- **COLLECTED DATA**
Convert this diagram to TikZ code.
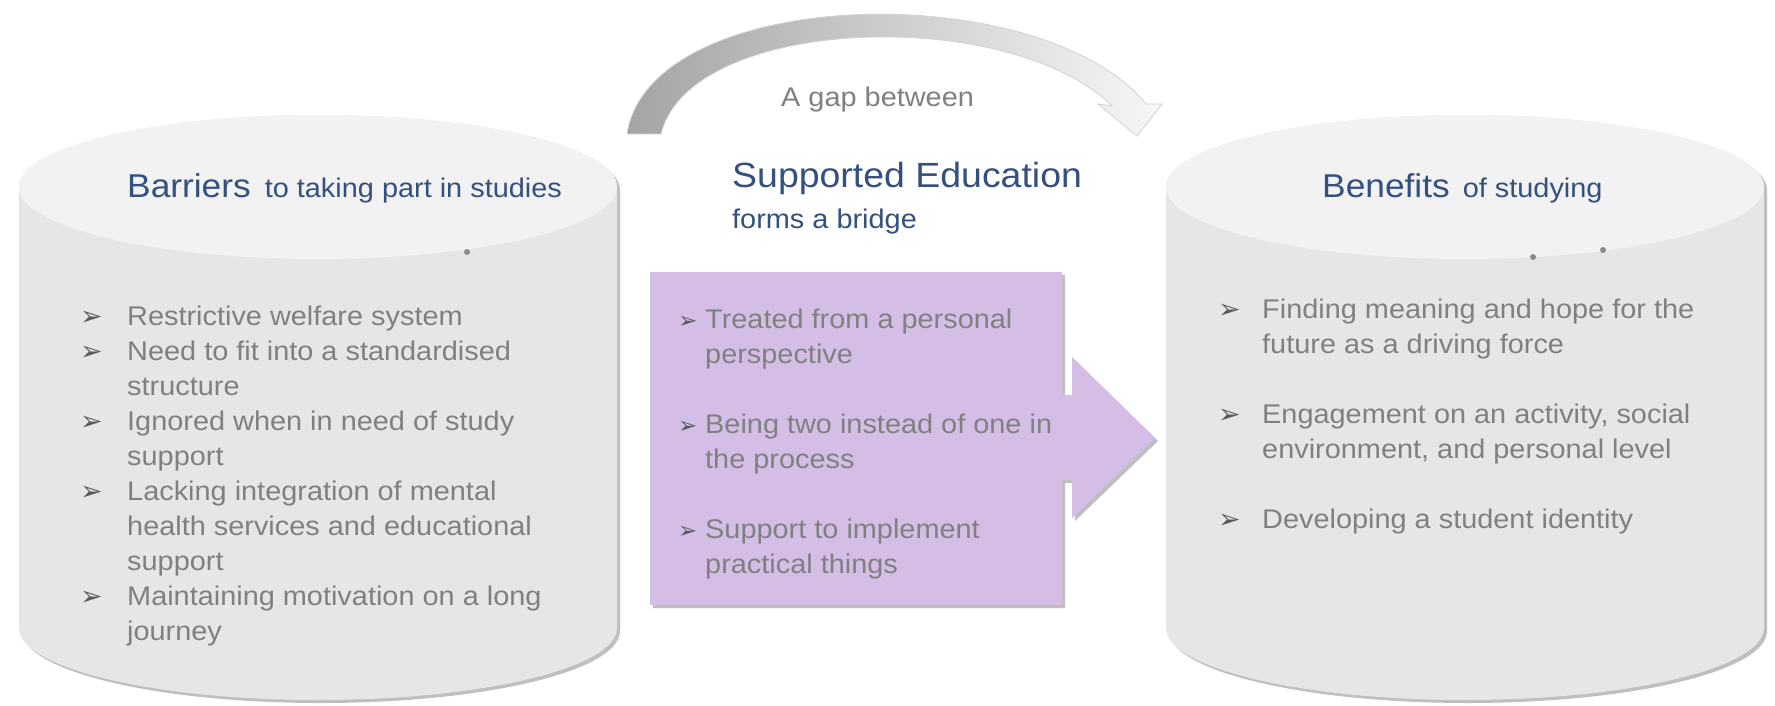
\documentclass[tikz,border=0pt]{standalone}
\usepackage{fontspec}
\setmainfont{Liberation Sans}[FakeStretch=1.07]
\newfontfamily\dejavu{DejaVu Sans}
\usetikzlibrary{shadows}
\definecolor{headblue}{HTML}{34507F}
\definecolor{txtgray}{HTML}{808080}
\definecolor{bulgray}{HTML}{5A5A5A}
\definecolor{cyltop}{HTML}{F2F2F2}
\definecolor{cylside}{HTML}{E6E6E6}
\definecolor{lav}{HTML}{D4BEE6}
\definecolor{dotgray}{HTML}{8C8C8C}
\definecolor{arcdark}{HTML}{A4A4A4}
\definecolor{arclight}{HTML}{F7F7F7}
\newcommand{\bul}[2]{\makebox[#1][l]{\dejavu\fontsize{#2}{#2}\selectfont\color{bulgray}➢}}
\begin{document}
\begin{tikzpicture}[x=1pt,y=-1pt,
  cylbody/.style={fill=cylside, drop shadow={shadow xshift=3pt, shadow yshift=-3pt, opacity=.45, fill=black!55}},
  cyltopface/.style={fill=cyltop},
  lavarrow/.style={fill=lav, drop shadow={shadow xshift=3pt, shadow yshift=-3pt, opacity=.45, fill=black!55}},
  gaparrow/.style={left color=arcdark, right color=arclight, draw=gray!35, line width=0.8pt},
  listtext/.style={anchor=base west, inner sep=0pt, text=txtgray, font=\fontsize{27}{35}\selectfont},
  heading/.style={anchor=base west, inner sep=0pt, text=headblue},
  dot/.style={fill=dotgray}]
\useasboundingbox (0,0) rectangle (1775,706);
\fill[white] (0,0) rectangle (1775,706);

% left cylinder
\path[cylbody] (19,187) -- (19,628) arc[start angle=180, end angle=0, x radius=299, y radius=72]
  -- (617,187) arc[start angle=0, end angle=-180, x radius=299, y radius=72] -- cycle;
\fill[cyltopface] (318,187) ellipse [x radius=299, y radius=72];
\fill[dot] (467,252) circle[radius=3];

% right cylinder
\path[cylbody] (1166,187) -- (1166,628) arc[start angle=180, end angle=0, x radius=299, y radius=72]
  -- (1764,187) arc[start angle=0, end angle=-180, x radius=299, y radius=72] -- cycle;
\fill[cyltopface] (1465,187) ellipse [x radius=299, y radius=72];
\fill[dot] (1533,257) circle[radius=3];
\fill[dot] (1603,250) circle[radius=3];

% curved gap arrow
\shadedraw[gaparrow] (627,134) .. controls (650,-15) and (1040,-25) .. (1146,104)
  -- (1162,104) -- (1137,136) -- (1098,104) -- (1112,106)
  .. controls (1010,5) and (690,15) .. (661,134) -- cycle;

% purple block arrow
\path[lavarrow] (650,272) -- (1062,272) -- (1062,395) -- (1072,395) -- (1072,357)
  -- (1155,438) -- (1072,518) -- (1072,480) -- (1062,480) -- (1062,605) -- (650,605) -- cycle;

% headings
\node[heading] (barriers) at (127,197) {\fontsize{33}{40}\selectfont Barriers\hspace{14pt}\fontsize{27}{32}\selectfont to taking part in studies};
\node[heading] (benefits) at (1322,197) {\fontsize{33}{40}\selectfont Benefits\hspace{13pt}\fontsize{27}{32}\selectfont of studying};
\node[anchor=base west, inner sep=0pt, text=txtgray, font=\fontsize{27}{32}\selectfont] (gap) at (781,107) {A gap between};
\node[heading, font=\fontsize{35}{40}\selectfont] (supported) at (732,187) {Supported Education};
\node[heading, font=\fontsize{27}{32}\selectfont] (bridge) at (732,228) {forms a bridge};

% lists
\node[listtext] (barrierlist) at (80,325) {\parbox[t]{560pt}{%
\bul{47pt}{27}Restrictive welfare system\\
\bul{47pt}{27}Need to fit into a standardised\\
\hspace*{47pt}structure\\
\bul{47pt}{27}Ignored when in need of study\\
\hspace*{47pt}support\\
\bul{47pt}{27}Lacking integration of mental\\
\hspace*{47pt}health services and educational\\
\hspace*{47pt}support\\
\bul{47pt}{27}Maintaining motivation on a long\\
\hspace*{47pt}journey}};

\node[listtext] (supportlist) at (678,328) {\parbox[t]{420pt}{%
\bul{27pt}{23}Treated from a personal\\
\hspace*{27pt}perspective\\[35pt]
\bul{27pt}{23}Being two instead of one in\\
\hspace*{27pt}the process\\[35pt]
\bul{27pt}{23}Support to implement\\
\hspace*{27pt}practical things}};

\node[listtext] (benefitlist) at (1218,318) {\parbox[t]{540pt}{%
\bul{44pt}{27}Finding meaning and hope for the\\
\hspace*{44pt}future as a driving force\\[35pt]
\bul{44pt}{27}Engagement on an activity, social\\
\hspace*{44pt}environment, and personal level\\[35pt]
\bul{44pt}{27}Developing a student identity}};
\end{tikzpicture}
\end{document}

- **REQUEST**
Leave out the pictures and restate everything else word for word.

- **RESPONSE BELOW**
Convert this diagram to TikZ code.
\documentclass[tikz,border=0pt]{standalone}
\usepackage{fontspec}
\setmainfont{Liberation Sans}[FakeStretch=1.07]
\newfontfamily\dejavu{DejaVu Sans}
\usetikzlibrary{shadows}
\definecolor{headblue}{HTML}{34507F}
\definecolor{txtgray}{HTML}{808080}
\definecolor{bulgray}{HTML}{5A5A5A}
\definecolor{cyltop}{HTML}{F2F2F2}
\definecolor{cylside}{HTML}{E6E6E6}
\definecolor{lav}{HTML}{D4BEE6}
\definecolor{dotgray}{HTML}{8C8C8C}
\definecolor{arcdark}{HTML}{A4A4A4}
\definecolor{arclight}{HTML}{F7F7F7}
\newcommand{\bul}[2]{\makebox[#1][l]{\dejavu\fontsize{#2}{#2}\selectfont\color{bulgray}➢}}
\begin{document}
\begin{tikzpicture}[x=1pt,y=-1pt,
  cylbody/.style={fill=cylside, drop shadow={shadow xshift=3pt, shadow yshift=-3pt, opacity=.45, fill=black!55}},
  cyltopface/.style={fill=cyltop},
  lavarrow/.style={fill=lav, drop shadow={shadow xshift=3pt, shadow yshift=-3pt, opacity=.45, fill=black!55}},
  gaparrow/.style={left color=arcdark, right color=arclight, draw=gray!35, line width=0.8pt},
  listtext/.style={anchor=base west, inner sep=0pt, text=txtgray, font=\fontsize{27}{35}\selectfont},
  heading/.style={anchor=base west, inner sep=0pt, text=headblue},
  dot/.style={fill=dotgray}]
\useasboundingbox (0,0) rectangle (1775,706);
\fill[white] (0,0) rectangle (1775,706);

% left cylinder
\path[cylbody] (19,187) -- (19,628) arc[start angle=180, end angle=0, x radius=299, y radius=72]
  -- (617,187) arc[start angle=0, end angle=-180, x radius=299, y radius=72] -- cycle;
\fill[cyltopface] (318,187) ellipse [x radius=299, y radius=72];
\fill[dot] (467,252) circle[radius=3];

% right cylinder
\path[cylbody] (1166,187) -- (1166,628) arc[start angle=180, end angle=0, x radius=299, y radius=72]
  -- (1764,187) arc[start angle=0, end angle=-180, x radius=299, y radius=72] -- cycle;
\fill[cyltopface] (1465,187) ellipse [x radius=299, y radius=72];
\fill[dot] (1533,257) circle[radius=3];
\fill[dot] (1603,250) circle[radius=3];

% curved gap arrow
\shadedraw[gaparrow] (627,134) .. controls (650,-15) and (1040,-25) .. (1146,104)
  -- (1162,104) -- (1137,136) -- (1098,104) -- (1112,106)
  .. controls (1010,5) and (690,15) .. (661,134) -- cycle;

% purple block arrow
\path[lavarrow] (650,272) -- (1062,272) -- (1062,395) -- (1072,395) -- (1072,357)
  -- (1155,438) -- (1072,518) -- (1072,480) -- (1062,480) -- (1062,605) -- (650,605) -- cycle;

% headings
\node[heading] (barriers) at (127,197) {\fontsize{33}{40}\selectfont Barriers\hspace{14pt}\fontsize{27}{32}\selectfont to taking part in studies};
\node[heading] (benefits) at (1322,197) {\fontsize{33}{40}\selectfont Benefits\hspace{13pt}\fontsize{27}{32}\selectfont of studying};
\node[anchor=base west, inner sep=0pt, text=txtgray, font=\fontsize{27}{32}\selectfont] (gap) at (781,107) {A gap between};
\node[heading, font=\fontsize{35}{40}\selectfont] (supported) at (732,187) {Supported Education};
\node[heading, font=\fontsize{27}{32}\selectfont] (bridge) at (732,228) {forms a bridge};

% lists
\node[listtext] (barrierlist) at (80,325) {\parbox[t]{560pt}{%
\bul{47pt}{27}Restrictive welfare system\\
\bul{47pt}{27}Need to fit into a standardised\\
\hspace*{47pt}structure\\
\bul{47pt}{27}Ignored when in need of study\\
\hspace*{47pt}support\\
\bul{47pt}{27}Lacking integration of mental\\
\hspace*{47pt}health services and educational\\
\hspace*{47pt}support\\
\bul{47pt}{27}Maintaining motivation on a long\\
\hspace*{47pt}journey}};

\node[listtext] (supportlist) at (678,328) {\parbox[t]{420pt}{%
\bul{27pt}{23}Treated from a personal\\
\hspace*{27pt}perspective\\[35pt]
\bul{27pt}{23}Being two instead of one in\\
\hspace*{27pt}the process\\[35pt]
\bul{27pt}{23}Support to implement\\
\hspace*{27pt}practical things}};

\node[listtext] (benefitlist) at (1218,318) {\parbox[t]{540pt}{%
\bul{44pt}{27}Finding meaning and hope for the\\
\hspace*{44pt}future as a driving force\\[35pt]
\bul{44pt}{27}Engagement on an activity, social\\
\hspace*{44pt}environment, and personal level\\[35pt]
\bul{44pt}{27}Developing a student identity}};
\end{tikzpicture}
\end{document}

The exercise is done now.